St. Lawrence University
Emily Balter

Question: During the week that Michael Brown was killed in Ferguson, how do the tweets written by journalists differ from the tweets written by activists? When filtering in the key words Protestors OR Police OR Media, who is saying what? Which tweets are more affective or objective? Who is using more video/visuals? Who is telling the truth?

For my search, I decided to filter in the key words, Protestors OR Police OR Media, because I was curious to find out how activists and journalists originally tweeted about these topics the week immediately following the death of Michael Brown. I was interested in seeing how activists and journalists responded and reacted to the police, media, and protestors using media or only text. I labeled most tweets as either objective or affective because much of the information was fact or opinion. I also used the codes media criticism to tag tweets that directly mentioned or criticized the media for being untruthful, and meta-discourse to tag tweets by journalists reporting about their own reporting.

Although most of my tweets fit into the already established codes, there were tweets that I questioned what code to use. For example, one activist tweeted “Tearing up highway 70 so I can get home to stand in solidarity w my people. PM meeting @ # Ferguson police dept w @ ReverendNupe & others” (activist, 8/10/14). This tweet could be objective since it specified where a meeting is and with who. However, this tweet also represents the personal experience of this activist, who was going to be participating in the protests. Therefore, I created the tag “active protestors” to distinguish who was actively participating in the protests. These active protestors were different from those who were passively observing or tuning into the action.

I also noticed a trend of activists expressing anger towards the police, and the violence the police perpetuated. Armed police were invading peaceful protests. From this observation, I made a tag called “anger at police”. Additionally, I found tweets with quotation marks difficult to interpret. The tweets were objective because they quoted exactly what protestors or police said. However, in some cases, it was unknown if the original source was in fact objective. For example, one activist tweeted with quotation marks “This isn’t a black or white issue. This is a POLICE BRUTALITY ISSUE” (8/11/14). On this one tweet, I do not know who originally said this piece of information. The activist who tweeted this is objective because she quoted these exact words, but the original source is affective as the tweet expresses an opinion towards the Ferguson events. As a result of this confusion, I created the tag “direct quotation” to highlight the tweets that were quoted from outside sources beyond the original tweeter.

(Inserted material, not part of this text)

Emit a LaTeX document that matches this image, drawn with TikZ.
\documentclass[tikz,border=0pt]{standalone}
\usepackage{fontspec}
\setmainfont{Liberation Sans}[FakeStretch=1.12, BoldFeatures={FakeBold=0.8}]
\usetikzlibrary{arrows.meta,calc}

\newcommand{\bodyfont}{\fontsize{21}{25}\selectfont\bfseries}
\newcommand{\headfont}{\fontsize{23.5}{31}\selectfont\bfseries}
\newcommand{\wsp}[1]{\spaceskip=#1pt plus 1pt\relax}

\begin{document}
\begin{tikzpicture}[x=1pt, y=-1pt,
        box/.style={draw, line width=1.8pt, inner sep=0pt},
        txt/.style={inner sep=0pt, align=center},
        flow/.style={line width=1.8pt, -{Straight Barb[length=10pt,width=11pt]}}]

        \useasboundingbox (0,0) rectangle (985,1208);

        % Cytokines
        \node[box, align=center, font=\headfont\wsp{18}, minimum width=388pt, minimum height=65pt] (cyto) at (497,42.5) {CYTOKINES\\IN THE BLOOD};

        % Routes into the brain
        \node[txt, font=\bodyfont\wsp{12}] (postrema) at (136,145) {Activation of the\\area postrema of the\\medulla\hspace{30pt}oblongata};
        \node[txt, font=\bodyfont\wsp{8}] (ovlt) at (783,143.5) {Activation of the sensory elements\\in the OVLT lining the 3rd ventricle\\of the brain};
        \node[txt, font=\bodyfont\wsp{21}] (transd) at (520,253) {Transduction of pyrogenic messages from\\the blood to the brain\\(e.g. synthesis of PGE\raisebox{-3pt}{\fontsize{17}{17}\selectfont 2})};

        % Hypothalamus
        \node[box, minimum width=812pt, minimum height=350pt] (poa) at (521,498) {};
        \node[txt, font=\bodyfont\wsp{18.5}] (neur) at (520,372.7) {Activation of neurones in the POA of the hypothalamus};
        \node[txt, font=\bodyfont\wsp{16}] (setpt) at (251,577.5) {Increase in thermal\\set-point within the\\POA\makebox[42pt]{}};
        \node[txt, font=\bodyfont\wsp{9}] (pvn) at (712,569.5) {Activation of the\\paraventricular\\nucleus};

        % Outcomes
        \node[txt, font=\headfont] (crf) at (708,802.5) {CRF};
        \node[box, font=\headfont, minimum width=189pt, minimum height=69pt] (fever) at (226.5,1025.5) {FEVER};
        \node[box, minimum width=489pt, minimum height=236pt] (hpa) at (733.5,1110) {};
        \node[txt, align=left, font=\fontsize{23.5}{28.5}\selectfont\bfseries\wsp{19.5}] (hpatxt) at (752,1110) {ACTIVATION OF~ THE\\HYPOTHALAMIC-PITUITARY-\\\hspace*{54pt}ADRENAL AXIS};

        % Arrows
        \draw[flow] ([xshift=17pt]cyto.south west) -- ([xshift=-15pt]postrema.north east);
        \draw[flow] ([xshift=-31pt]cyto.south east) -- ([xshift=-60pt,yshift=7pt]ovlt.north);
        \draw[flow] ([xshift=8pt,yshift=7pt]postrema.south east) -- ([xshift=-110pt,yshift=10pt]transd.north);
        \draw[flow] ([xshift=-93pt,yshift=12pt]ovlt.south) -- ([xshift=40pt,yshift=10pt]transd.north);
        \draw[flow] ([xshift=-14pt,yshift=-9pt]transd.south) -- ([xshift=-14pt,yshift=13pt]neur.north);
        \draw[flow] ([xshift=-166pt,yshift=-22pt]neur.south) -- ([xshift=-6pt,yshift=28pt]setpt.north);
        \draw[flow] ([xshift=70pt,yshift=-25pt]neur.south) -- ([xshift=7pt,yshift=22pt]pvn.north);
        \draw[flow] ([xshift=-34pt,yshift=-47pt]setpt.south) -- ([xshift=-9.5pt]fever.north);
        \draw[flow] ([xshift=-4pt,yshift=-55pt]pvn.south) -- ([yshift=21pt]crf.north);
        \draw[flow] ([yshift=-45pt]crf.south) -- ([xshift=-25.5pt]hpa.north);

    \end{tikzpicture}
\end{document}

In terms of overall patters in the data set, I observed that a substantial number of journalists posted about events happening in the exact moment of the tweet, providing live updates to the public on the protests and police. Many provided live photos and videos of the protests, armed police, and scene where Michael Brown was shot. They also informed the local public about roads that were closed due to protests. Activists who were participating in the action also tweeted about the real- time action of where and when protests were taking place, or about the information they believed to be true. A few activists did post affective responses in reaction to the police or institutionalized racism. The activist, Antonio French had an influential voice in my data set, and used many images and video to portray the live action. From these patterns, it can be concluded that Ferguson journalists tweeted to inform the public with live details of the action. Activists, specifically those who were participating in the protests also had an objective to inform the public. Activists were more likely than journalists to post affective tweets, expressing their emotion and opinion towards the police or the media. Both activists and journalists used image and video to visually portray Ferguson to their audiences. Affective tweets typically did not use image or video.

From my initial impression of the data, I assumed that most tweets were objective real- time coverage of the events occurring in Ferguson. After looking more in depth at the data, I observed interesting tweets and trends, which lead me to create original tags. Tagging helped me categorize tweets, and interpret each piece of information. Not all tweets fit into the clear categories of objective and affective, as a few were in between. Fact, opinion, and emotion are not always distinguishable.